#### Written request
Transcribe the listing verbatim. Do not carry over any pictures.

•••

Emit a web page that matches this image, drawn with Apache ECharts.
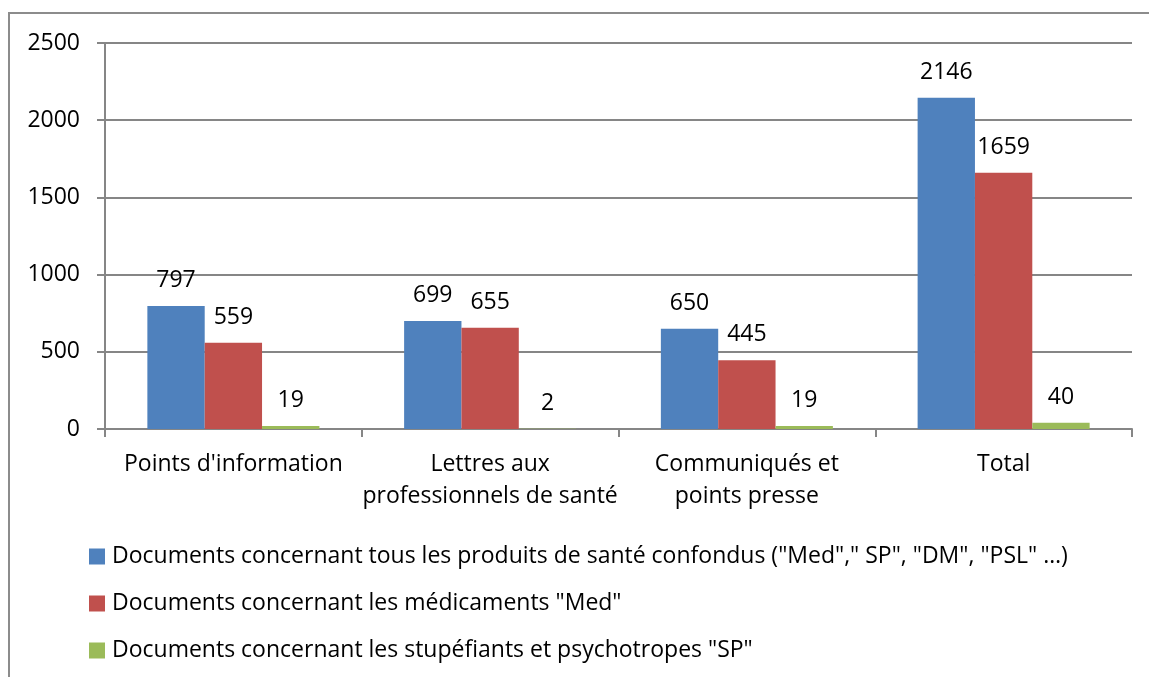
<!DOCTYPE html>
<html>
<head>
<meta charset="utf-8">
<script src="https://cdn.jsdelivr.net/npm/echarts@6/dist/echarts.min.js"></script>
<style>
  html, body { margin: 0; padding: 0; background: #ffffff; }
  #chart { width: 1149px; height: 677px; }
</style>
</head>
<body>
<div id="chart"></div>
<script>
// categories and values
const categories = ["Points d'information", 'Lettres aux\nprofessionnels de santé', 'Communiqués et\npoints presse', 'Total']
const seriesNames = [
  'Documents concernant tous les produits de santé confondus ("Med"," SP", "DM", "PSL" …)',
  'Documents concernant les médicaments "Med"',
  'Documents concernant les stupéfiants et psychotropes "SP"'
]
const allProducts = [797, 699, 650, 2146]
const medicaments = [559, 655, 445, 1659]
const stupefiants = [19, 2, 19, 40]
const colors = ['#4F81BD', '#C0504D', '#9BBB59']

const font = '"Open Sans", "Noto Sans", sans-serif'
const fs = 23
const gray = '#868686'

const chart = echarts.init(document.getElementById('chart'))

const values = [allProducts, medicaments, stupefiants]
const series = values.map(function (data, i) {
  return {
    name: seriesNames[i],
    type: 'bar',
    data: data,
    barGap: '0%',
    barCategoryGap: '33%',
    itemStyle: { color: colors[i] },
    label: {
      show: true,
      position: 'top',
      distance: 14,
      color: '#000000',
      fontSize: fs,
      fontFamily: font
    }
  }
})

chart.setOption({
  animation: false,
  textStyle: { fontFamily: font },
  graphic: [{
    type: 'rect',
    shape: { x: 9, y: 13, width: 1160, height: 700 },
    style: { fill: 'none', stroke: '#8c8c8c', lineWidth: 2 },
    silent: true
  }],
  grid: { left: 105, right: 17, top: 43, bottom: 248 },
  legend: {
    orient: 'vertical',
    left: 89,
    top: 545,
    padding: 0,
    itemWidth: 16,
    itemHeight: 16,
    itemGap: 24,
    icon: 'rect',
    textStyle: { fontSize: fs, color: '#000000', fontFamily: font, padding: [0, 0, 0, 2] },
    data: seriesNames
  },
  xAxis: {
    type: 'category',
    data: categories,
    axisLine: { lineStyle: { color: gray, width: 2 } },
    axisTick: { show: true, length: 8, lineStyle: { color: gray, width: 2 } },
    axisLabel: { color: '#000000', fontSize: fs, lineHeight: 32, margin: 19, interval: 0, fontFamily: font }
  },
  yAxis: {
    type: 'value',
    min: 0,
    max: 2500,
    interval: 500,
    axisLine: { show: true, lineStyle: { color: gray, width: 2 } },
    axisTick: { show: true, length: 8, lineStyle: { color: gray, width: 2 } },
    axisLabel: { color: '#000000', fontSize: fs, margin: 25, fontFamily: font, formatter: function (v) { return String(v) } },
    splitLine: { lineStyle: { color: gray, width: 2 } }
  },
  series: series
})
</script>
</body>
</html>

•••

#### Problem solution
Emit a web page that matches this image, drawn with Apache ECharts.
<!DOCTYPE html>
<html>
<head>
<meta charset="utf-8">
<script src="https://cdn.jsdelivr.net/npm/echarts@6/dist/echarts.min.js"></script>
<style>
  html, body { margin: 0; padding: 0; background: #ffffff; }
  #chart { width: 1149px; height: 677px; }
</style>
</head>
<body>
<div id="chart"></div>
<script>
// categories and values
const categories = ["Points d'information", 'Lettres aux\nprofessionnels de santé', 'Communiqués et\npoints presse', 'Total']
const seriesNames = [
  'Documents concernant tous les produits de santé confondus ("Med"," SP", "DM", "PSL" …)',
  'Documents concernant les médicaments "Med"',
  'Documents concernant les stupéfiants et psychotropes "SP"'
]
const allProducts = [797, 699, 650, 2146]
const medicaments = [559, 655, 445, 1659]
const stupefiants = [19, 2, 19, 40]
const colors = ['#4F81BD', '#C0504D', '#9BBB59']

const font = '"Open Sans", "Noto Sans", sans-serif'
const fs = 23
const gray = '#868686'

const chart = echarts.init(document.getElementById('chart'))

const values = [allProducts, medicaments, stupefiants]
const series = values.map(function (data, i) {
  return {
    name: seriesNames[i],
    type: 'bar',
    data: data,
    barGap: '0%',
    barCategoryGap: '33%',
    itemStyle: { color: colors[i] },
    label: {
      show: true,
      position: 'top',
      distance: 14,
      color: '#000000',
      fontSize: fs,
      fontFamily: font
    }
  }
})

chart.setOption({
  animation: false,
  textStyle: { fontFamily: font },
  graphic: [{
    type: 'rect',
    shape: { x: 9, y: 13, width: 1160, height: 700 },
    style: { fill: 'none', stroke: '#8c8c8c', lineWidth: 2 },
    silent: true
  }],
  grid: { left: 105, right: 17, top: 43, bottom: 248 },
  legend: {
    orient: 'vertical',
    left: 89,
    top: 545,
    padding: 0,
    itemWidth: 16,
    itemHeight: 16,
    itemGap: 24,
    icon: 'rect',
    textStyle: { fontSize: fs, color: '#000000', fontFamily: font, padding: [0, 0, 0, 2] },
    data: seriesNames
  },
  xAxis: {
    type: 'category',
    data: categories,
    axisLine: { lineStyle: { color: gray, width: 2 } },
    axisTick: { show: true, length: 8, lineStyle: { color: gray, width: 2 } },
    axisLabel: { color: '#000000', fontSize: fs, lineHeight: 32, margin: 19, interval: 0, fontFamily: font }
  },
  yAxis: {
    type: 'value',
    min: 0,
    max: 2500,
    interval: 500,
    axisLine: { show: true, lineStyle: { color: gray, width: 2 } },
    axisTick: { show: true, length: 8, lineStyle: { color: gray, width: 2 } },
    axisLabel: { color: '#000000', fontSize: fs, margin: 25, fontFamily: font, formatter: function (v) { return String(v) } },
    splitLine: { lineStyle: { color: gray, width: 2 } }
  },
  series: series
})
</script>
</body>
</html>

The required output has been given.